Reflection optical microscopy, AFM topography, and conduction images of mica flakes on semitransparent gold. (a) Reflection optical microscopy image of a staircase mica flake with thicknesses in the 37- to 277-nm range on a semitransparent gold layer. (b) AFM topography and (c) conduction images of the same area. (d) Topographic and (e) current profiles along the lines indicated in (b) and (c), respectively.

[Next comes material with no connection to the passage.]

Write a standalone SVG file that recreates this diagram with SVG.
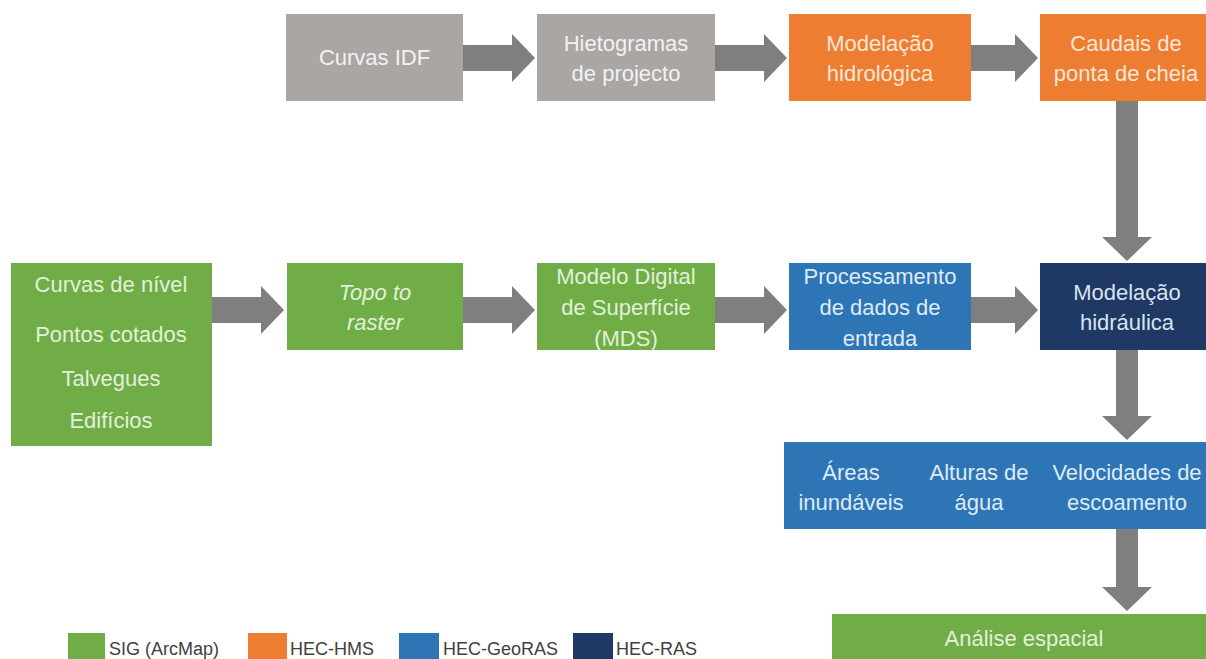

Figure 3a shows the optical images of three mica flakes of smaller thicknesses (12- to 32-nm range). As before, the thickness and the insulating nature of the mica flakes were measured by C-AFM. An example of topographic and conduction images for the 12-nm-thick flake is shown in Figure 3b, while the topographic profiles of the three flakes are given in Figure 3c. The contrast achieved on the 12-nm-thin mica flakes is high enough to reasonably expect the detection of thinner mica flakes if present on the sample (note that direct observation from the eyepieces of the optical microscope provides a better contrast as compared to the camera-recorded image. An artificially enhanced contrast image is shown in the inset of Figure 3a in order to show that mica flakes are easily identifiable). Results demonstrate that mica flakes down to a few layers' thickness can be detected on a semitransparent gold substrate by optical microscopy in agreement with the theoretical calculations in Figure 1c. Furthermore, the evolution of the mica color as a function of the mica thickness in this range of thicknesses (Figure 3d) is gradual and with chromatic values in quasi-quantitative agreement with the theoretical predictions in Figure 1d, thus still allowing reasonable thickness estimation.

Figure 3

Reflection optical microscopy, AFM topography, conduction images, and approximate color scale of ultrathin mica sheets on gold. (a) Reflection optical microscopy images of three mica sheets on semitransparent gold substrates with thicknesses in the 12- to 32-nm range. Inset: same as the main image but with artificially enhanced contrast. (b) AFM topographic image of the approximately 12-nm mica flake. Inset: corresponding conductive image. (c) Topographic profiles of the mica flakes shown in (a) taken along the indicated lines. (d) Approximate color scale for mica sheets as a function of the thickness with thickness in the 10- to 50-nm range.

Conclusions

In summary, we have shown that thin mica sheets can be optically visualized on gold substrates and that the optical contrast can be greatly enhanced using semitransparent gold layers as compared to using opaque gold substrates. We found that for thick sheets (thickness > 100 nm), the optical color shows a remarkable dependence on the sheet thickness, thus enabling to easily estimate it by optical microscopy. For thinner mica flakes (thickness < 50 nm) the mica colors change more gradually, but it remains possible to estimate the mica thickness with reasonable accuracy down to a few mica layers. These results should allow building a color chart for mica thicknesses on semitransparent gold layers similar to the one derived for Si0₂ on Si[7] or for other ultrathin sheets such as graphene, graphite, or other materials[11–13] on Si0₂/Si. The proposed technique will greatly facilitate the investigations of the properties of ultrathin mica flakes in direct contact with metallic materials, which until now have not been explored. Additionally, the present results also open the possibility to enable the visualization of other thin sheets, like graphene, directly on metallic supports[14].